The insidious result was to deny the humanity of generations of Native wives, daughters and mothers, as if using cheap slang would make the victims somehow deserving of assault — even to this day.

The damage inherent in this word cannot be overstated.

“Almost every young woman growing up on a reservation going into a non-reservation school has heard that term, has been called that,” Bobbi Webster, from the Oneida Nation, told a Wisconsin news channel. “It was mean, and it was spiteful, and it was very hurtful.” When Native Americans hear it, we feel the suffering of our ancestors and the traumas of the past. It has no place in our national vocabulary.

And so, last November, I issued Secretary’s Order 3404, which declared this word to be a derogatory term and created a task force to identify its use in names of geographic features on federal lands and find replacements, with implementation to be carried out by the federal Board on Geographic Names (BGN).

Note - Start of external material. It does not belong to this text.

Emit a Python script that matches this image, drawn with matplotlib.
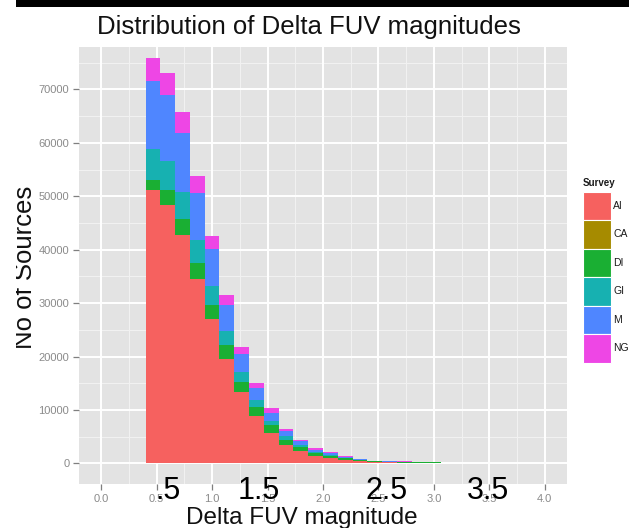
import matplotlib
matplotlib.use("Agg")
import matplotlib.pyplot as plt
from matplotlib.patches import Rectangle
import numpy as np

plt.rcParams['font.family'] = ['Liberation Sans', 'DejaVu Sans']

# ---- data (counts per bin, stacked) ----
bin_start = 0.4
bin_width = 4.0 / 30
surveys = ["AI", "CA", "DI", "GI", "M", "NG"]   # labels as visible (cropped) in the reference
colors = ["#F6615F", "#A68B00", "#1AAF33", "#17B1B1", "#4F86FF", "#EE46E5"]

ais = [51100, 48400, 42700, 34500, 27000, 19600, 13300, 8900, 5650, 3460, 2400, 1460, 1000,
       650, 400, 250, 200, 120, 50, 40, 20, 20, 20, 10, 10, 10, 10]
cai = [0] * 27
dis = [2000, 2800, 3000, 3100, 2700, 2600, 2000, 1700, 1550, 940, 750, 440, 400,
       300, 200, 150, 120, 100, 150, 150, 20, 0, 0, 0, 0, 0, 0]
gii = [5800, 5400, 5200, 4200, 3500, 2600, 1900, 1300, 800, 800, 300, 200, 150,
       100, 60, 40, 30, 20, 10, 10, 0, 0, 0, 0, 0, 0, 0]
mis = [12600, 12400, 10900, 8800, 6900, 4900, 3300, 2300, 1500, 800, 700, 400, 350,
       200, 150, 80, 80, 100, 30, 20, 120, 10, 0, 0, 0, 0, 0]
ngs = [4300, 4000, 3900, 3200, 2500, 1800, 1300, 900, 800, 500, 250, 340, 200,
       130, 90, 30, 20, 40, 10, 10, 10, 30, 30, 20, 20, 20, 20]
series = [ais, cai, dis, gii, mis, ngs]

x_ticks = [0.0, 0.5, 1.0, 1.5, 2.0, 2.5, 3.0, 3.5, 4.0]
x_ticklabels = ["0.0", "0.5", "1.0", "1.5", "2.0", "2.5", "3.0", "3.5", "4.0"]
y_ticks = [0, 10000, 20000, 30000, 40000, 50000, 60000, 70000]
y_ticklabels = ["0", "10000", "20000", "30000", "40000", "50000", "60000", "70000"]
overlay_labels = [".5", "1.5", "2.5", "3.5"]

W, H = 629, 528
fig = plt.figure(figsize=(W / 100, H / 100), dpi=100)
fig.patch.set_facecolor("white")

def fx(px):
    return px / W

def fy(py):
    return 1 - py / H

pl, pr, pt, pb = 79, 567, 47, 484
ax = fig.add_axes([fx(pl), fy(pb), (pr - pl) / W, (pb - pt) / H])
ax.set_facecolor("#E3E3E3")
for s in ax.spines.values():
    s.set_visible(False)

ax.set_xlim(-0.2, 4.2)
ax.set_ylim(-3840, 77950)

# grid
for v in np.arange(0.25, 4.2, 0.5):
    ax.axvline(v, color="#F2F2F2", lw=0.7, zorder=0)
for v in np.arange(5000, 77950, 10000):
    ax.axhline(v, color="#F2F2F2", lw=0.7, zorder=0)
for v in x_ticks:
    ax.axvline(v, color="white", lw=1.4, zorder=0.5)
for v in y_ticks:
    ax.axhline(v, color="white", lw=1.4, zorder=0.5)

n = len(ais)
lefts = [bin_start + k * bin_width for k in range(n)]
bottom = np.zeros(n)
for vals, c in zip(series, colors):
    vals = np.array(vals, dtype=float)
    ax.bar(lefts, vals, width=bin_width, bottom=bottom, align="edge",
           color=c, linewidth=0, zorder=2)
    bottom += vals

ax.set_xticks(x_ticks)
ax.set_xticklabels(x_ticklabels)
ax.set_yticks(y_ticks)
ax.set_yticklabels(y_ticklabels)
ax.tick_params(axis="both", colors="#7F7F7F", labelcolor="#8A8A8A",
               labelsize=8, length=4, width=0.9, pad=3)

# titles / labels (slide overlays)
fig.text(fx(308.5), fy(27), "Distribution of Delta FUV magnitudes",
         fontsize=18.5, ha="center", va="center", color="#111111")
fig.text(fx(302), fy(524), "Delta FUV magnitude", fontsize=17.5,
         ha="center", va="baseline", color="#111111")
fig.text(fx(25), fy(267), "No of Sources", fontsize=18.5, rotation=90,
         ha="center", va="center", color="#111111")

# large overlay numbers
for lab, cx in zip(overlay_labels, [168, 259, 387, 488]):
    fig.text(fx(cx), fy(499), lab, fontsize=22, ha="center", va="baseline",
             color="black")

# legend
fig.text(fx(583), fy(183), "Survey", fontsize=7, fontweight="bold",
         ha="left", va="center", color="#1a1a1a")
ktop, kh = 191.7, 28.5
for i, (name, c) in enumerate(zip(surveys, colors)):
    y0 = ktop + i * kh
    fig.patches.append(Rectangle((fx(583), fy(y0 + kh)), 28 / W, kh / H,
                                 transform=fig.transFigure, facecolor=c,
                                 edgecolor="white", linewidth=0.8))
    fig.text(fx(613), fy(y0 + kh / 2), name, fontsize=7.5, ha="left",
             va="center", color="#1a1a1a")

# top black bar and left white mask
fig.patches.append(Rectangle((fx(16), fy(7)), (W - 16) / W, 7 / H,
                             transform=fig.transFigure, facecolor="black",
                             edgecolor="none", zorder=10))
fig.patches.append(Rectangle((0, 0), 16 / W, 1 - 7 / H,
                             transform=fig.transFigure, facecolor="white",
                             edgecolor="none", zorder=10))

fig.savefig("out.png", dpi=100)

The Interior Department moved quickly through an open and transparent process, including a public comment period to receive recommendations for new names, the evaluation of different recommendations for the same features from tribal and other sources and the reconciling of diverse opinions. This month, the BGN voted on final replacements for 643 offensive names, effective immediately.

While the decision affects land units under the BGN’s jurisdiction, many states and communities have made or are working on similar changes. I have been particularly proud to follow the efforts of a group of fifth- and sixth-grade Native girls trying to change the racist, sexist name of a creek in their Alaska village to “Seven Sisters.”

Yes, this is just one word. But words matter.

The historical persecution of Indigenous women has continued in modern times as they suffer disproportionate rates of assault, abduction and murder. And far too often, cases of missing and murdered Indigenous persons, men and women alike, have gone unsolved. The search for justice for these crimes has been underfunded for decades, leaving many — including me — to believe that these crimes are somehow tragically seen as less worthy of investigation.

Changing geographic names is a step my department was able to take — a significant step — in affirming the value of Indigenous women. Furthermore, it demonstrates my commitment to ensuring that our public lands and waters are accessible and welcoming. These should be places to celebrate the outdoors and our shared cultural heritage, not perpetuate legacies of oppression.

On a broader scale, it is a step toward the Biden-Harris administration’s goal of building an inclusive America — a place where communities demonstrate inherent respect and value for every person who lives in this beautiful country that we call home. It will take much more time to fully address the legacy of injustice in our nation, but we have a responsibility to right those wrongs now. We must do so whenever we have the opportunity.